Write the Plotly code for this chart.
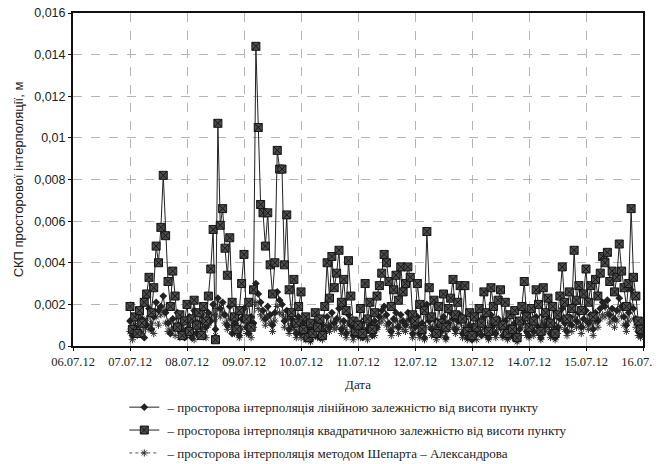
import pandas as pd
import plotly.graph_objects as go

# hourly sampling, from 07.07.12 00:00 to 15.07.12 23:00 (one row per day below)
times = pd.date_range("2012-07-07 00:00", periods=216, freq="h")

# СКП (m)
linear = [
    0.0012, 0.0005, 0.0009, 0.0015, 0.0007, 0.0013, 0.0004, 0.0010, 0.0018, 0.0008, 0.0014, 0.0021, 0.0017, 0.0019, 0.0024, 0.0016, 0.0011, 0.0006, 0.0013, 0.0009, 0.0016, 0.0007, 0.0011, 0.0004,
    0.0008, 0.0014, 0.0004, 0.0017, 0.0006, 0.0011, 0.0015, 0.0005, 0.0009, 0.0016, 0.0012, 0.0020, 0.0008, 0.0023, 0.0018, 0.0021, 0.0015, 0.0010, 0.0019, 0.0006, 0.0011, 0.0015, 0.0005, 0.0013,
    0.0018, 0.0009, 0.0006, 0.0014, 0.0011, 0.0030, 0.0025, 0.0021, 0.0017, 0.0013, 0.0019, 0.0015, 0.0010, 0.0016, 0.0026, 0.0022, 0.0020, 0.0012, 0.0017, 0.0008, 0.0013, 0.0010, 0.0006, 0.0014,
    0.0006, 0.0011, 0.0004, 0.0009, 0.0003, 0.0008, 0.0005, 0.0012, 0.0004, 0.0010, 0.0007, 0.0014, 0.0009, 0.0016, 0.0011, 0.0013, 0.0018, 0.0008, 0.0012, 0.0006, 0.0015, 0.0010, 0.0005, 0.0009,
    0.0005, 0.0011, 0.0004, 0.0013, 0.0008, 0.0010, 0.0005, 0.0012, 0.0009, 0.0014, 0.0017, 0.0019, 0.0015, 0.0011, 0.0007, 0.0013, 0.0016, 0.0009, 0.0015, 0.0012, 0.0010, 0.0016, 0.0013, 0.0006,
    0.0009, 0.0014, 0.0006, 0.0011, 0.0004, 0.0020, 0.0012, 0.0008, 0.0013, 0.0005, 0.0010, 0.0007, 0.0014, 0.0004, 0.0011, 0.0016, 0.0013, 0.0008, 0.0012, 0.0015, 0.0006, 0.0013, 0.0004, 0.0010,
    0.0003, 0.0009, 0.0006, 0.0012, 0.0005, 0.0014, 0.0008, 0.0004, 0.0015, 0.0010, 0.0006, 0.0013, 0.0011, 0.0005, 0.0012, 0.0004, 0.0009, 0.0005, 0.0011, 0.0003, 0.0008, 0.0012, 0.0016, 0.0007,
    0.0005, 0.0011, 0.0007, 0.0014, 0.0009, 0.0004, 0.0015, 0.0010, 0.0013, 0.0006, 0.0011, 0.0004, 0.0009, 0.0013, 0.0018, 0.0011, 0.0007, 0.0014, 0.0010, 0.0020, 0.0012, 0.0016, 0.0009, 0.0013,
    0.0017, 0.0011, 0.0015, 0.0008, 0.0016, 0.0012, 0.0018, 0.0021, 0.0019, 0.0022, 0.0015, 0.0018, 0.0013, 0.0017, 0.0023, 0.0019, 0.0014, 0.0010, 0.0016, 0.0027, 0.0018, 0.0013, 0.0007, 0.0005,
]

quadratic = [
    0.0019, 0.0008, 0.0014, 0.0006, 0.0017, 0.0011, 0.0021, 0.0025, 0.0033, 0.0016, 0.0028, 0.0048, 0.0040, 0.0057, 0.0082, 0.0053, 0.0031, 0.0019, 0.0036, 0.0024, 0.0009, 0.0015, 0.0005, 0.0012,
    0.0020, 0.0007, 0.0013, 0.0022, 0.0010, 0.0016, 0.0005, 0.0019, 0.0012, 0.0024, 0.0037, 0.0056, 0.0003, 0.0107, 0.0058, 0.0066, 0.0047, 0.0034, 0.0052, 0.0021, 0.0014, 0.0008, 0.0017, 0.0030,
    0.0044, 0.0013, 0.0021, 0.0009, 0.0027, 0.0144, 0.0105, 0.0068, 0.0064, 0.0048, 0.0064, 0.0039, 0.0025, 0.0040, 0.0094, 0.0085, 0.0085, 0.0039, 0.0063, 0.0027, 0.0016, 0.0032, 0.0011, 0.0019,
    0.0026, 0.0008, 0.0014, 0.0004, 0.0011, 0.0006, 0.0016, 0.0009, 0.0013, 0.0005, 0.0019, 0.0040, 0.0023, 0.0043, 0.0028, 0.0035, 0.0046, 0.0021, 0.0032, 0.0017, 0.0041, 0.0024, 0.0012, 0.0007,
    0.0010, 0.0018, 0.0006, 0.0030, 0.0013, 0.0021, 0.0008, 0.0016, 0.0024, 0.0029, 0.0035, 0.0044, 0.0040, 0.0031, 0.0019, 0.0027, 0.0034, 0.0022, 0.0038, 0.0026, 0.0030, 0.0038, 0.0033, 0.0015,
    0.0012, 0.0030, 0.0020, 0.0008, 0.0017, 0.0055, 0.0028, 0.0014, 0.0022, 0.0006, 0.0019, 0.0011, 0.0025, 0.0009, 0.0018, 0.0023, 0.0032, 0.0015, 0.0021, 0.0029, 0.0013, 0.0029, 0.0007, 0.0016,
    0.0005, 0.0014, 0.0009, 0.0018, 0.0011, 0.0026, 0.0016, 0.0007, 0.0028, 0.0019, 0.0012, 0.0022, 0.0027, 0.0010, 0.0021, 0.0006, 0.0015, 0.0008, 0.0017, 0.0004, 0.0012, 0.0019, 0.0031, 0.0014,
    0.0009, 0.0018, 0.0012, 0.0027, 0.0020, 0.0007, 0.0028, 0.0016, 0.0023, 0.0011, 0.0019, 0.0006, 0.0015, 0.0024, 0.0038, 0.0021, 0.0013, 0.0026, 0.0018, 0.0046, 0.0022, 0.0029, 0.0017, 0.0025,
    0.0037, 0.0021, 0.0029, 0.0014, 0.0032, 0.0024, 0.0035, 0.0043, 0.0040, 0.0045, 0.0031, 0.0036, 0.0026, 0.0033, 0.0049, 0.0036, 0.0028, 0.0019, 0.0030, 0.0066, 0.0033, 0.0024, 0.0012, 0.0008,
]

shepard = [
    0.0007, 0.0003, 0.0010, 0.0005, 0.0012, 0.0006, 0.0009, 0.0013, 0.0008, 0.0011, 0.0006, 0.0014, 0.0010, 0.0015, 0.0017, 0.0011, 0.0007, 0.0012, 0.0008, 0.0005, 0.0010, 0.0004, 0.0008, 0.0006,
    0.0005, 0.0009, 0.0007, 0.0003, 0.0011, 0.0006, 0.0008, 0.0012, 0.0004, 0.0010, 0.0013, 0.0015, 0.0005, 0.0018, 0.0014, 0.0016, 0.0011, 0.0008, 0.0013, 0.0009, 0.0006, 0.0010, 0.0004, 0.0008,
    0.0012, 0.0006, 0.0010, 0.0004, 0.0009, 0.0021, 0.0018, 0.0015, 0.0013, 0.0010, 0.0014, 0.0011, 0.0007, 0.0012, 0.0019, 0.0016, 0.0015, 0.0009, 0.0013, 0.0006, 0.0010, 0.0008, 0.0004, 0.0007,
    0.0004, 0.0007, 0.0003, 0.0006, 0.0002, 0.0005, 0.0008, 0.0004, 0.0009, 0.0003, 0.0006, 0.0010, 0.0007, 0.0011, 0.0008, 0.0009, 0.0013, 0.0006, 0.0009, 0.0004, 0.0011, 0.0007, 0.0003, 0.0006,
    0.0008, 0.0004, 0.0009, 0.0006, 0.0003, 0.0007, 0.0010, 0.0005, 0.0008, 0.0011, 0.0012, 0.0014, 0.0010, 0.0008, 0.0005, 0.0009, 0.0012, 0.0006, 0.0011, 0.0008, 0.0007, 0.0012, 0.0009, 0.0004,
    0.0006, 0.0010, 0.0004, 0.0008, 0.0003, 0.0014, 0.0009, 0.0005, 0.0009, 0.0003, 0.0007, 0.0005, 0.0010, 0.0003, 0.0008, 0.0011, 0.0009, 0.0006, 0.0008, 0.0011, 0.0004, 0.0009, 0.0003, 0.0007,
    0.0004, 0.0007, 0.0003, 0.0009, 0.0006, 0.0010, 0.0005, 0.0003, 0.0011, 0.0007, 0.0004, 0.0009, 0.0008, 0.0004, 0.0009, 0.0003, 0.0006, 0.0004, 0.0008, 0.0002, 0.0005, 0.0009, 0.0012, 0.0005,
    0.0004, 0.0008, 0.0005, 0.0010, 0.0006, 0.0003, 0.0011, 0.0007, 0.0009, 0.0004, 0.0008, 0.0003, 0.0006, 0.0009, 0.0013, 0.0008, 0.0005, 0.0010, 0.0007, 0.0014, 0.0009, 0.0011, 0.0006, 0.0009,
    0.0012, 0.0008, 0.0011, 0.0005, 0.0012, 0.0009, 0.0013, 0.0015, 0.0014, 0.0016, 0.0011, 0.0013, 0.0009, 0.0012, 0.0017, 0.0014, 0.0010, 0.0007, 0.0012, 0.0019, 0.0013, 0.0009, 0.0005, 0.0004,
]

names = [
    " – просторова інтерполяція лінійною залежністю від висоти пункту",
    " – просторова інтерполяція квадратичною залежністю від висоти пункту",
    " – просторова інтерполяція методом Шепарта – Александрова",
]

y_ticks = [0, 0.002, 0.004, 0.006, 0.008, 0.01, 0.012, 0.014, 0.016]
y_labels = ["0", "0,002", "0,004", "0,006", "0,008", "0,01", "0,012", "0,014", "0,016"]

fig = go.Figure()

fig.add_trace(go.Scatter(
    x=times, y=shepard, name=names[2], mode="lines+markers",
    legendrank=3, legendgroup="c",
    line=dict(color="#555", width=1, dash="dot"),
    marker=dict(symbol="asterisk", size=6, line=dict(color="#333", width=1))
))
fig.add_trace(go.Scatter(
    x=times, y=linear, name=names[0], mode="lines+markers",
    legendrank=1, legendgroup="a",
    line=dict(color="#222", width=1),
    marker=dict(symbol="diamond", size=6, color="#222")
))
fig.add_trace(go.Scatter(
    x=times, y=quadratic, name=names[1], mode="lines+markers",
    legendrank=2, legendgroup="b",
    line=dict(color="#222", width=1),
    marker=dict(symbol="square-x", size=8, color="#4c4c4c", line=dict(color="#151515", width=1))
))

# the page body adds an offset, so margins are set to land the plot where the reference has it
fig.update_layout(
    width=662, height=464,
    margin=dict(l=65, r=27, t=5, b=126, autoexpand=False),
    paper_bgcolor="white", plot_bgcolor="white",
    showlegend=True,
    legend=dict(
        orientation="v", x=0.09, y=0.172, xanchor="left", yanchor="top",
        xref="paper", yref="container",
        font=dict(family="Liberation Serif", size=13, color="#222"),
        bgcolor="rgba(0,0,0,0)", tracegroupgap=3,
    ),
    xaxis=dict(
        range=["2012-07-06", "2012-07-16"],
        dtick=86400000, tickformat="%d.%m.%y", tick0="2012-07-06",
        showgrid=True, gridcolor="#b5b5b5", griddash="dash", gridwidth=1,
        showline=True, mirror=True, linecolor="#111", linewidth=2,
        ticks="outside", ticklen=3, tickcolor="#111", ticklabeloverflow="allow",
        tickfont=dict(family="Liberation Serif", size=12.5, color="#222"),
        title=dict(text="Дата", font=dict(family="Liberation Serif", size=13, color="#222"), standoff=12),
        zeroline=False,
    ),
    yaxis=dict(
        range=[0, 0.016],
        tickvals=y_ticks, ticktext=y_labels,
        showgrid=True, gridcolor="#b5b5b5", griddash="dash", gridwidth=1,
        showline=True, mirror=True, linecolor="#111", linewidth=2,
        ticks="outside", ticklen=3, tickcolor="#111", ticklabeloverflow="allow",
        tickfont=dict(family="Liberation Sans", size=12.5, color="#222"),
        title=dict(text="СКП просторової інтерполяції, м", font=dict(family="Liberation Sans", size=13, color="#222"), standoff=8),
        zeroline=False,
    ),
)

fig.write_html("out.html")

(Work to complete): Search the data for the string "chart". List each line that has it.

(Written solution):
Write the Plotly code for this chart.

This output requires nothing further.